Make Roux Ahead of Time and Life Will Be Easier
Growing up in Alabama, I knew that the hardest part of making gumbo was getting the roux right. Add as many tasty ingredients as you want, but if you don't have that essential binder, it'll be soup, not gumbo. Roux was intimidating to me. I knew burning it was bad. I knew that if I was making gumbo, I was also moving around 50 things at once in the kitchen, and burning it was also easy to do.
So when it was sauce day in the culinary program I'm in, I paid close attention to the section on roux, and what I learned was a revelation: There is absolutely no good reason to make your roux at the same time as your sauce and meat and whatever else you have going on. You can make roux ahead of time, put it in the refrigerator or even freeze it, and use it whenever you want to thicken sauces and stews.
First, a reminder on what roux is. It's a mixture of roughly equal amounts of flour and fat, usually oil or butter, that you combine and cook until it begins to color. You can have a lighter roux for lighter sauce like a béchamel and a darker one for darker sauces, like for gumbo. Basically you want to make sure the raw flour taste is gone for a lighter roux, and that it's a nice golden brown or even brown-brown for a darker roux. You have to keep an eye on it the whole time and whisk constantly because once it starts to take on color, things can progress rapidly and suddenly you've burned the whole thing and need to start over.

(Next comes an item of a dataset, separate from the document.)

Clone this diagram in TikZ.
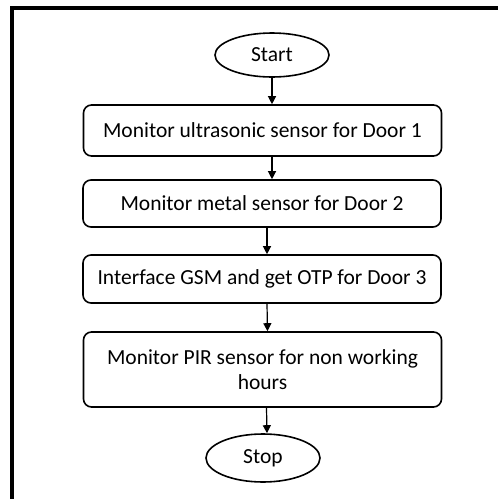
\documentclass[tikz,border=0pt]{standalone}
\usepackage{fontspec}
\setmainfont{Carlito}
\usetikzlibrary{shapes.geometric,arrows.meta}
\begin{document}
\begin{tikzpicture}[x=1pt,y=-1pt,
	terminal/.style={ellipse,draw,line width=1.6pt,minimum width=114pt,minimum height=44pt,inner sep=0pt},
	stepbox/.style={rectangle,rounded corners=8pt,draw,line width=1.6pt,minimum width=358pt,inner sep=0pt,align=center},
	flow/.style={line width=1.2pt,-{Triangle[length=8pt,width=8pt]}},
	font=\fontsize{21.5}{25}\selectfont]
	
	\useasboundingbox (0,0) rectangle (498,499);
	
	% frame
	\draw[line width=4pt] (12,499) -- (12,8) -- (498,8);
	
	% steps
	\node[terminal] (start) at (272,55) {Start};
	\node[stepbox,minimum height=51pt] (door1) at (262.5,130.5) {Monitor ultrasonic sensor for Door 1};
	\node[stepbox,minimum height=47pt] (door2) at (262,203.5) {Monitor metal sensor for Door 2};
	\node[stepbox,minimum height=48pt] (door3) at (262,279) {Interface GSM and get OTP for Door 3};
	\node[stepbox,minimum height=75pt] (pir) at (262.5,369.5) {Monitor PIR sensor for non working\\hours};
	\node[terminal,minimum height=48pt] (stop) at (263,458) {Stop};
	
	% arrows
	\draw[flow] (start) -- (start |- door1.north);
	\draw[flow] (door1.south -| start) -- (door2.north -| start);
	\draw[flow] ([xshift=5pt]door2.south) -- ([xshift=5pt]door3.north);
	\draw[flow] ([xshift=5pt]door3.south) -- ([xshift=5pt]pir.north);
	\draw[flow] ([xshift=4pt]pir.south) -- ([xshift=4pt]stop.north);
	
\end{tikzpicture}
\end{document}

But there is nothing that says that you can't make a batch of roux well ahead of time and keep it for when you need it. In fact, that's what we do in class—break off a chunk from a quart container in the refrigerator and add it to a simmering sauce to thicken it. (You can also thicken sauces uses beurre manie, which is just combining equal parts soft butter and flour until it forms a kind of dough, which is a neat trick and also means you don't have the hassle of cooking the flour. Or you can roast flour in the oven and then combine it with butter! The possibilities, I tell you).
The only thing that you want to make very sure of when you're adding a roux or a beurre manie to thicken your suace—or even a cornstarch slurry—is that you have a temperature differential going. You can add cold roux to simmering stock, but if you add warm roux to the stock, the sauce will get lumpy. That's a useful thing to know for everything, but particularly when you're making gravy.